» Dataset section
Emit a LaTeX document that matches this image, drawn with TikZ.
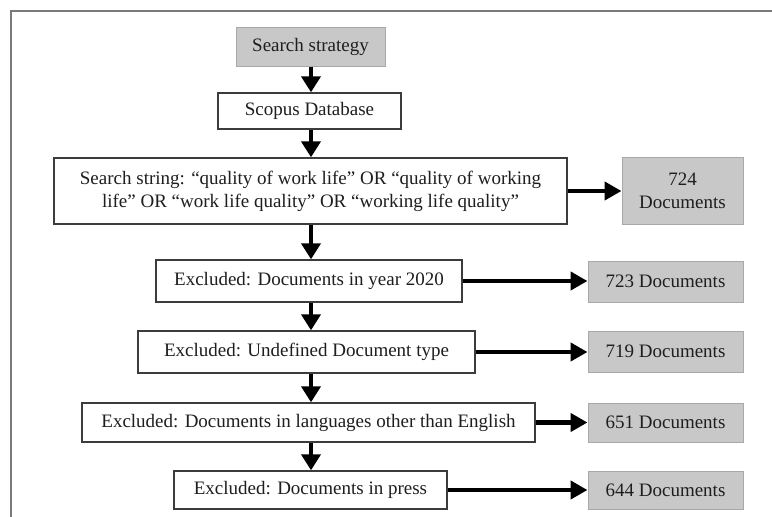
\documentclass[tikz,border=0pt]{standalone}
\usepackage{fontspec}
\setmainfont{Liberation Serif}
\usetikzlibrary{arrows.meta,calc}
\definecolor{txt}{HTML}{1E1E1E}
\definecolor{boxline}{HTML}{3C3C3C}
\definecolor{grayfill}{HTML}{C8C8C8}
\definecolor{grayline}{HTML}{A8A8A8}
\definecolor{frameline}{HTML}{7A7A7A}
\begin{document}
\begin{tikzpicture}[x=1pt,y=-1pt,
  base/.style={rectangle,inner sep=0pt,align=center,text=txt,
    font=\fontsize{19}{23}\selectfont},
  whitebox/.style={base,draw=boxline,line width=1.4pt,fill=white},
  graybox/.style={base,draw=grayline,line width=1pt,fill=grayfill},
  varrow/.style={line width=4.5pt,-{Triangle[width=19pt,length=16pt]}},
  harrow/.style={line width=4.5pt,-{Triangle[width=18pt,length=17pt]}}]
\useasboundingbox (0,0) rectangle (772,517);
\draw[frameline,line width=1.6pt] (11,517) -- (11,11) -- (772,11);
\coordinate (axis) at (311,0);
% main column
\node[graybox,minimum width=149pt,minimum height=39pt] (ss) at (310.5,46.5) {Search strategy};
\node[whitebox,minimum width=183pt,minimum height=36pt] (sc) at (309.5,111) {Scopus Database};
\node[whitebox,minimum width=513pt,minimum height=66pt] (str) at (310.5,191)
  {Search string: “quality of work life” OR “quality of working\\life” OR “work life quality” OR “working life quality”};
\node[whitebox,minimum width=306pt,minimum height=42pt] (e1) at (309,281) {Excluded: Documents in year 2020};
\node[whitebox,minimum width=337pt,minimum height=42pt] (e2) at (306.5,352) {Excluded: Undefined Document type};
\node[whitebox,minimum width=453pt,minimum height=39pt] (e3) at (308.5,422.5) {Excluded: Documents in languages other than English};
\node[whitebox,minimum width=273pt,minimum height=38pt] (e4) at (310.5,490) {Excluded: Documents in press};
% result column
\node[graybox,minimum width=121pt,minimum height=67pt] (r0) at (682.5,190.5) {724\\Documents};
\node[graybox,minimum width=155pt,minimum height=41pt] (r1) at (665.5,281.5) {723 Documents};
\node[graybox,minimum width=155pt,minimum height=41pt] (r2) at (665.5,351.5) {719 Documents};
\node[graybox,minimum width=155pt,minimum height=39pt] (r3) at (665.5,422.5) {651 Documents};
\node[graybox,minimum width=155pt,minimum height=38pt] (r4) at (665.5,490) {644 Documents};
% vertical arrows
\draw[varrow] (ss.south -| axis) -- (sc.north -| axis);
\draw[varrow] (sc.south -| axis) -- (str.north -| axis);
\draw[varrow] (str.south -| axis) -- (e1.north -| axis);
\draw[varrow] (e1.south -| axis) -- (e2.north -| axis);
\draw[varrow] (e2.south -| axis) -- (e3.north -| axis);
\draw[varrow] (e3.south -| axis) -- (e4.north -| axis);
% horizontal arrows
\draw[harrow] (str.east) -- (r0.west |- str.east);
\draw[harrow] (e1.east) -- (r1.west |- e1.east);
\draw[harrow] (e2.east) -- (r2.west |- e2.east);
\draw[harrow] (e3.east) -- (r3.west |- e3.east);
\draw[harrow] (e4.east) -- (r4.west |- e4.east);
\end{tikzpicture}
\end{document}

» Problem to solve
Please transcribe the material above exactly as written. Leave the pictures out.

» Written response
Emit a LaTeX document that matches this image, drawn with TikZ.
\documentclass[tikz,border=0pt]{standalone}
\usepackage{fontspec}
\setmainfont{Liberation Serif}
\usetikzlibrary{arrows.meta,calc}
\definecolor{txt}{HTML}{1E1E1E}
\definecolor{boxline}{HTML}{3C3C3C}
\definecolor{grayfill}{HTML}{C8C8C8}
\definecolor{grayline}{HTML}{A8A8A8}
\definecolor{frameline}{HTML}{7A7A7A}
\begin{document}
\begin{tikzpicture}[x=1pt,y=-1pt,
  base/.style={rectangle,inner sep=0pt,align=center,text=txt,
    font=\fontsize{19}{23}\selectfont},
  whitebox/.style={base,draw=boxline,line width=1.4pt,fill=white},
  graybox/.style={base,draw=grayline,line width=1pt,fill=grayfill},
  varrow/.style={line width=4.5pt,-{Triangle[width=19pt,length=16pt]}},
  harrow/.style={line width=4.5pt,-{Triangle[width=18pt,length=17pt]}}]
\useasboundingbox (0,0) rectangle (772,517);
\draw[frameline,line width=1.6pt] (11,517) -- (11,11) -- (772,11);
\coordinate (axis) at (311,0);
% main column
\node[graybox,minimum width=149pt,minimum height=39pt] (ss) at (310.5,46.5) {Search strategy};
\node[whitebox,minimum width=183pt,minimum height=36pt] (sc) at (309.5,111) {Scopus Database};
\node[whitebox,minimum width=513pt,minimum height=66pt] (str) at (310.5,191)
  {Search string: “quality of work life” OR “quality of working\\life” OR “work life quality” OR “working life quality”};
\node[whitebox,minimum width=306pt,minimum height=42pt] (e1) at (309,281) {Excluded: Documents in year 2020};
\node[whitebox,minimum width=337pt,minimum height=42pt] (e2) at (306.5,352) {Excluded: Undefined Document type};
\node[whitebox,minimum width=453pt,minimum height=39pt] (e3) at (308.5,422.5) {Excluded: Documents in languages other than English};
\node[whitebox,minimum width=273pt,minimum height=38pt] (e4) at (310.5,490) {Excluded: Documents in press};
% result column
\node[graybox,minimum width=121pt,minimum height=67pt] (r0) at (682.5,190.5) {724\\Documents};
\node[graybox,minimum width=155pt,minimum height=41pt] (r1) at (665.5,281.5) {723 Documents};
\node[graybox,minimum width=155pt,minimum height=41pt] (r2) at (665.5,351.5) {719 Documents};
\node[graybox,minimum width=155pt,minimum height=39pt] (r3) at (665.5,422.5) {651 Documents};
\node[graybox,minimum width=155pt,minimum height=38pt] (r4) at (665.5,490) {644 Documents};
% vertical arrows
\draw[varrow] (ss.south -| axis) -- (sc.north -| axis);
\draw[varrow] (sc.south -| axis) -- (str.north -| axis);
\draw[varrow] (str.south -| axis) -- (e1.north -| axis);
\draw[varrow] (e1.south -| axis) -- (e2.north -| axis);
\draw[varrow] (e2.south -| axis) -- (e3.north -| axis);
\draw[varrow] (e3.south -| axis) -- (e4.north -| axis);
% horizontal arrows
\draw[harrow] (str.east) -- (r0.west |- str.east);
\draw[harrow] (e1.east) -- (r1.west |- e1.east);
\draw[harrow] (e2.east) -- (r2.west |- e2.east);
\draw[harrow] (e3.east) -- (r3.west |- e3.east);
\draw[harrow] (e4.east) -- (r4.west |- e4.east);
\end{tikzpicture}
\end{document}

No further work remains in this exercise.